O parecer prévio da Diretoria Jurídica era uma exigência em todos os procedimentos de contratação sem licitação e precedia a apresentação de justificativa por parte da área demandante. A última etapa do processo era a Proposta de Deliberação, que deveria ser aprovada pela Diretoria Executiva e Conselho de Administração.
Mas, por determinação da própria Diretoria Jurídica, segundo a CPI, houve mudança e ficou decidido que o parecer já estaria contido na Proposta de Deliberação, que passou a ser emitida pelo Eduardo Soares.
Para o deputado da base governista Zé Guilherme (PRP), a presença de Eduardo Soares na audiência nesta segunda, será “esclarecedora”.
“A Renova esteve perto da falência e teve recentemente aprovado um plano de recuperação judicial. O Lefosse foi contratado, assim como o escritório Thomaz Bastos, nesse contexto: superar essas discussões entre os sócios na Renova e evitar que a falência da Renova viesse a gerar um passivo bilionário para a Cemig. Em questões como essa, não existe espaço para o barato que sai caro. A Cemig contratou dois dos melhores escritórios do país para defender os interesses da Companhia”, afirmou.
O que diz a Cemig
Procurada, a Cemig disse que “a Lei 13.303/2016 (Lei das Estatais) autoriza a contratação direta de serviços técnicos especializados com pessoas ou empresas de notória especialização como pareceres, assessorias ou consultorias técnicas”.

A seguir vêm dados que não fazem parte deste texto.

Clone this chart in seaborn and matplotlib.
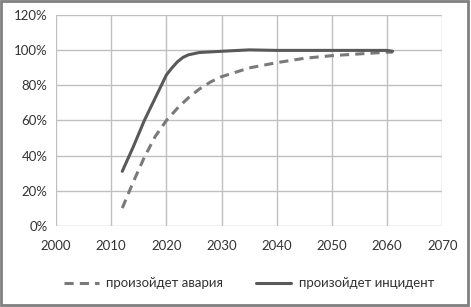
import pandas as pd
import numpy as np
import matplotlib.pyplot as plt
import seaborn as sns

# values
years_avaria = [2012, 2014, 2016, 2018, 2020, 2022, 2024, 2026, 2028, 2030,
                2035, 2040, 2045, 2050, 2055, 2060, 2061]
avaria = [0.10, 0.25, 0.39, 0.51, 0.60, 0.67, 0.73, 0.78, 0.82, 0.85,
          0.90, 0.93, 0.955, 0.97, 0.98, 0.99, 0.99]

years_incident = [2012, 2014, 2016, 2018, 2020, 2021, 2022, 2023, 2024, 2026,
                  2030, 2035, 2040, 2050, 2060, 2061]
incident = [0.31, 0.45, 0.60, 0.73, 0.86, 0.90, 0.935, 0.96, 0.975, 0.988,
            0.995, 1.003, 1.0, 1.0, 1.0, 0.995]

label_avaria = "произойдет авария"
label_incident = "произойдет инцидент"

df = pd.concat([
    pd.DataFrame({"year": years_avaria, "p": avaria, "series": label_avaria}),
    pd.DataFrame({"year": years_incident, "p": incident, "series": label_incident}),
])

sns.set_style("white")
plt.rcParams["font.family"] = ["Lato", "DejaVu Sans"]

fig = plt.figure(figsize=(4.71, 3.07), dpi=100)
ax = fig.add_axes([0.119, 0.265, 0.82, 0.685])

sns.lineplot(data=df, x="year", y="p", hue="series", style="series",
             palette={label_avaria: "#7a7a7a", label_incident: "#595959"},
             dashes={label_avaria: (3, 2), label_incident: ""},
             linewidth=2.2, ax=ax, sort=False)

ax.set_xlim(2000, 2070)
ax.set_ylim(0, 1.2)
ax.set_xticks(range(2000, 2071, 10))
ax.set_yticks(np.arange(0, 1.21, 0.2))
ax.set_yticklabels([f"{int(round(v * 100))}%" for v in np.arange(0, 1.21, 0.2)])
ax.grid(True, color="#c0c0c0", linewidth=1)
for s in ax.spines.values():
    s.set_visible(False)
ax.tick_params(length=0, labelsize=9.5, colors="#333333")
ax.tick_params(axis="x", pad=10)
ax.tick_params(axis="y", pad=6)
ax.set_xlabel("")
ax.set_ylabel("")

ax.legend(loc="upper center", bbox_to_anchor=(0.5, -0.19), ncol=2, frameon=False,
          fontsize=9.5, handlelength=2.6, handletextpad=0.6, columnspacing=2.5,
          labelcolor="#333333")

# frame around the figure
fig.patches.append(plt.Rectangle((0.003, 0.006), 0.99, 0.99, transform=fig.transFigure,
                                 fill=False, edgecolor="#808080", linewidth=2))

fig.savefig("out.png", dpi=100)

Leia a resposta na íntegra:
“Em relação ao Lefosse, a Cemig esclarece que se trata de um dos mais renomados escritórios de advocacia do país, contratado por suas qualificações profissionais amplamente reconhecidas e pela confiança da Companhia na sua aptidão para defesa dos interesses da Cemig no caso da Renova, que poderia gerar perdas bilionárias à Companhia.
A Cemig esclarece ainda que a Lei 13.303/2016 (Lei das Estatais) autoriza a contratação direta de serviços técnicos especializados com pessoas ou empresas de notória especialização como pareceres, assessorias ou consultorias técnicas. Pode haver, inclusive, mais de um prestador de serviços com notória especialização, não se tratando de uma exigência a singularidade do serviço ou a existência de fornecedor exclusivo.
Todas as contratações na Cemig são feitas após rigorosa análise jurídica e com a observância da Lei das Estatais. A forma da análise jurídica varia segundo as circunstâncias concretas, podendo ocorrer por meio de pareceres, notas técnicas, súmulas, regulamentos, revisão de minutas e respostas a consultas. O parecer jurídico não é uma exigência legal e tem caráter meramente opinativo.”